#### WORK TO COMPLETE
Leaving out every picture, retype the lines below from the top through the one that contains "serif = ['Liberation".

#### RECORDED DATA
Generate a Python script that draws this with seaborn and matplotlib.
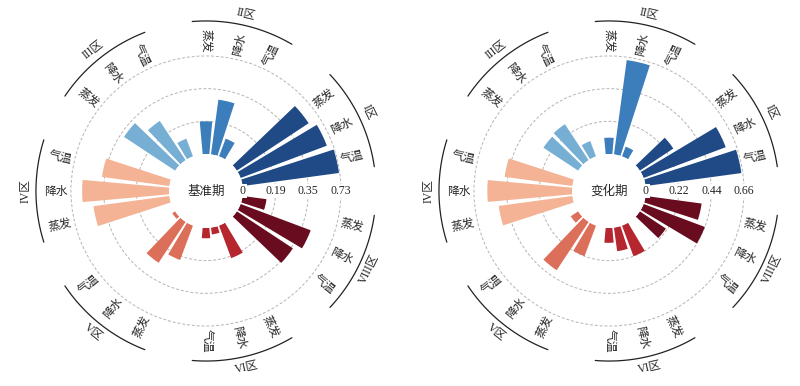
import matplotlib
matplotlib.use("Agg")
import matplotlib.pyplot as plt
import numpy as np
import pandas as pd
import seaborn as sns

sns.set_style("white")
plt.rcParams['font.family'] = ['Noto Sans CJK SC', 'DejaVu Sans']

zones = ["I区", "II区", "III区", "IV区", "V区", "VI区", "VIII区"]
variables = ["气温", "降水", "蒸发"]
zone_colors = ["#1f4a86", "#3c7dbb", "#77afd4", "#f4b395",
               "#dc6f59", "#b5262f", "#6a0c20"]

# values per zone: 气温, 降水, 蒸发
base_values = [[0.72, 0.66, 0.59],
               [0.11, 0.30, 0.19],
               [0.11, 0.26, 0.33],
               [0.38, 0.60, 0.48],
               [0.02, 0.27, 0.21],
               [0.06, 0.04, 0.20],
               [0.37, 0.46, 0.14]]
change_values = [[0.65, 0.59, 0.27],
                 [0.07, 0.64, 0.11],
                 [0.11, 0.29, 0.28],
                 [0.46, 0.57, 0.50],
                 [0.06, 0.39, 0.22],
                 [0.10, 0.16, 0.22],
                 [0.21, 0.44, 0.38]]
base_ticks = [0, 0.19, 0.35, 0.73]
change_ticks = [0, 0.22, 0.44, 0.66]

HOLE = 1.13
RMAX = 4.65
LABEL_R = 3.46
ARC_R = 4.07
ZONE_R = 4.40
N_SLOT = 28
STEP = 2 * np.pi / N_SLOT

serif = ['Liberation Serif', 'Noto Sans CJK SC']


def to_df(values):
    rows = []
    for i, z in enumerate(zones):
        for j, v in enumerate(variables):
            rows.append({"zone": z, "var": v, "value": values[i][j],
                         "slot": 4 * i + 1 + j, "color": zone_colors[i]})
    return pd.DataFrame(rows)


def draw(ax, values, ticks, center_text):
    df = to_df(values)
    df["theta"] = df["slot"] * STEP
    # piecewise radial scale, equal spacing between the tick values
    df["pos"] = np.interp(df["value"], ticks, range(len(ticks)))

    ax.bar(df["theta"], df["pos"], width=0.8 * STEP, bottom=0,
           color=df["color"], edgecolor='none', zorder=2)

    ax.set_rorigin(-HOLE)
    ax.set_ylim(0, RMAX)
    ax.set_yticks([1, 2, 3])
    ax.set_yticklabels([])
    ax.set_xticks([])
    ax.yaxis.grid(True, ls=(0, (3, 2)), color='#b5b5b5', lw=0.7)
    ax.xaxis.grid(False)
    # polar axes re-enable the inner spine when drawing, so blank them instead
    for sp in ax.spines.values():
        sp.set_edgecolor('none')
        sp.set_linewidth(0)
    ax.set_axisbelow(True)

    for k, t in enumerate(ticks):
        ax.text(0, k, "0" if t == 0 else "{:g}".format(t), ha='center', va='center',
                fontsize=8.5, family=serif, zorder=3,
                bbox=dict(facecolor='white', edgecolor='none', pad=0.5))

    for _, row in df.iterrows():
        deg = np.degrees(row["theta"]) % 360
        rot = deg - 180 if 90 <= deg < 270 else (deg if deg < 90 else deg - 360)
        ax.text(row["theta"], LABEL_R, row["var"], ha='center', va='center',
                rotation=rot, rotation_mode='anchor', fontsize=8.5)

    for i, z in enumerate(zones):
        c = (4 * i + 2) * STEP
        th = np.linspace(c - np.radians(17.5), c + np.radians(17.5), 60)
        ax.plot(th, np.full_like(th, ARC_R), color='#222222', lw=0.9, clip_on=False)
        deg = np.degrees(c)
        rot = deg - 90 if 0 < deg <= 180 else deg + 90 - 360
        ax.text(c, ZONE_R, z, ha='center', va='center', rotation=rot,
                rotation_mode='anchor', fontsize=8.5, family=serif)

    ax.text(0.5, 0.5, center_text, transform=ax.transAxes, ha='center',
            va='center', fontsize=9)


fig = plt.figure(figsize=(8, 3.86), dpi=100)
w, h = 378 / 800, 378 / 386
bottom = 6 / 386
ax1 = fig.add_axes([17 / 800, bottom, w, h], projection='polar')
ax2 = fig.add_axes([420 / 800, bottom, w, h], projection='polar')

draw(ax1, base_values, base_ticks, "基准期")
draw(ax2, change_values, change_ticks, "变化期")

fig.savefig("out.png", dpi=100)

#### SOLUTION TO THIS PROBLEM
Generate a Python script that draws this with seaborn and matplotlib.
import matplotlib
matplotlib.use("Agg")
import matplotlib.pyplot as plt
import numpy as np
import pandas as pd
import seaborn as sns

sns.set_style("white")
plt.rcParams['font.family'] = ['Noto Sans CJK SC', 'DejaVu Sans']

zones = ["I区", "II区", "III区", "IV区", "V区", "VI区", "VIII区"]
variables = ["气温", "降水", "蒸发"]
zone_colors = ["#1f4a86", "#3c7dbb", "#77afd4", "#f4b395",
               "#dc6f59", "#b5262f", "#6a0c20"]

# values per zone: 气温, 降水, 蒸发
base_values = [[0.72, 0.66, 0.59],
               [0.11, 0.30, 0.19],
               [0.11, 0.26, 0.33],
               [0.38, 0.60, 0.48],
               [0.02, 0.27, 0.21],
               [0.06, 0.04, 0.20],
               [0.37, 0.46, 0.14]]
change_values = [[0.65, 0.59, 0.27],
                 [0.07, 0.64, 0.11],
                 [0.11, 0.29, 0.28],
                 [0.46, 0.57, 0.50],
                 [0.06, 0.39, 0.22],
                 [0.10, 0.16, 0.22],
                 [0.21, 0.44, 0.38]]
base_ticks = [0, 0.19, 0.35, 0.73]
change_ticks = [0, 0.22, 0.44, 0.66]

HOLE = 1.13
RMAX = 4.65
LABEL_R = 3.46
ARC_R = 4.07
ZONE_R = 4.40
N_SLOT = 28
STEP = 2 * np.pi / N_SLOT

serif = ['Liberation Serif', 'Noto Sans CJK SC']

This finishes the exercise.